Aniversario: 29 de abril de 1899 - 29 de abril 2018 maxima velocidad de un vehiculo electrico
A finales de siglo, en los Estados Unidos ya se habían publicado más de treinta libros sobre automóviles: la concepción de vehículos propulsados era un pensamiento cautivante,
obra de la imaginación y las proyecciones de industrialización.
La
tecnología adoptó alcance mundial el 29 de abril de 1899, cuando un auto
eléctrico quebró la barrera de los cien kilómetros por hora. El "La Jamais Contente"
alcanzó una velocidad de 105,88 kilómetros por hora en un circuito de
Achères, al norte de París. Su conductor y constructor fue el ingeniero
belga Camille Jenatzy, hijo de un fabricante de neumáticos, quien fundó
sus esfuerzos para competir en una carrera de velocidad.
Su estructura no era precisamente una expresión de ingeniería moderna.
Fundida en aleación ligera de aluminio, magnesio y tungsteno, su
carrocería simulaba la forma de un torpedo que combatía las leyes de la
aerodinámica: su chasis inferior era absurdo y la posición del conductor
era alta y descubierta. Ningún otro auto eléctrico superó el umbral de
los cien kilómetros por hora en medio siglo. Un vestigio del proceso que adoptó la industria automotriz.
En los comienzo del 1900 los vehículos electrificados vivieron su apogeo.
Era el mismo tiempo histórico en el que la sociedad notó que el vapor
era un combustible improcedente: poca autonomía y mucho tiempo de espera
para recalentar el motor en invierno. Ya había nacido, en simultáneo, la otra rama de la historia automotriz.
El 29 de enero de 1886 se había otorgado la licencia del invento del
"vehículo motorizado con motor de gasolina": 37435 fue el número del
registro de patentes. Lo presentó el ingeniero alemán Carl Benz en la
Oficina Alemana de Patentes Imperial en Berlín, bajo el nombre de Benz Patent-Motorwagen, la traducción literal de quién era: "auto a motor patentado Benz".
Pero en sus inicios, los autos eran percibidos con temor. Los
minimizaban y denominaban "carruajes sin caballos", los acusaban de ser
vulgares y nocivos, una máquina del terror que atropellaba niños y
desbocaba a los animales. No generó una adhesión inmediata y democrática
porque eran escandalosos. Los autos, fundamentalmente los alimentados
por nafta, eran ruidosos, sucios y caros. Había que arrancarlos con manivela, sus cambios de marchas eran rudimentarios y su rendimiento era susceptible a fallas.
Los eléctricos, en cambio, eran distintos.

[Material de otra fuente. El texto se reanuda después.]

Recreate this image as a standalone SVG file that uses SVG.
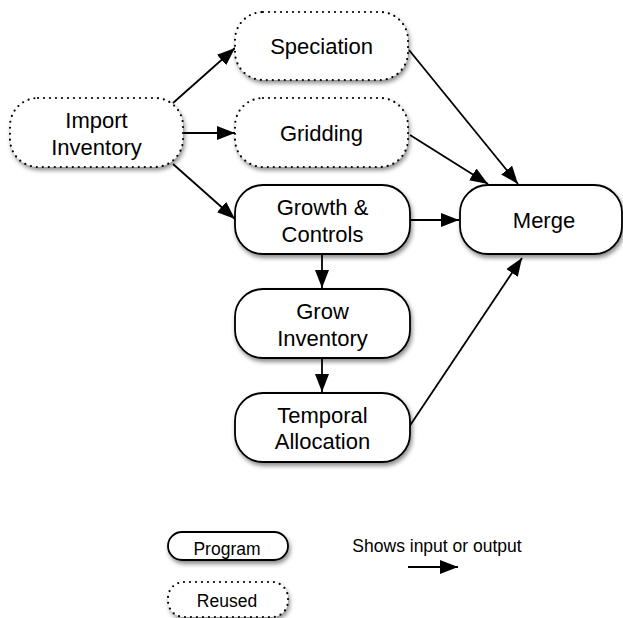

Su andar era más suave y
fiable, su ingeniería era más simple, su autonomía era sostenible, su
funcionamiento emitía menos ruido y menos humo. Era más veloz, más
económico. Triunfaba en la consideración burguesa, que era, en
definitiva, la única población capaz de comprarse un automóvil. En los
Estados Unidos, a principios del siglo XX, la tecnología se había
desperdigado entre casi veinte fabricantes que avanzaban hacia una
dominación del mercado automotor.
Pero su ocaso se decretó joven.
La industrialización del invento se concentró en la combustión fósil.
La cadena de montaje patentada por Henry Ford redujo los precios de los
modelos y los acercó a la clase media, con su consecuente masificación.
El sistema socioeconómico resumida en la producción en serie que luego
adquirió la definición "fordismo" cambió el paradigma.
Los autos a gasolina recibieron en 1912 el motor de arranque, una
introducción del inventor estadounidense Charles Kettering. Sus defectos
se solucionaban más fácil. La movilidad se hizo eje de políticas: las
ciudades se conectaban, la infraestructura vial germinaba y los caminos
se reproducían. Había una necesidad declarada de autonomía, una
contraindicación que los eléctricos aún hoy asumen. La proliferación de
los yacimiento petrolíferos de los Estados Unidos y el surgimiento de
una industria poderosa, orquestada y fomentada desde los órganos
políticos, terminaron por instaurar una tendencia.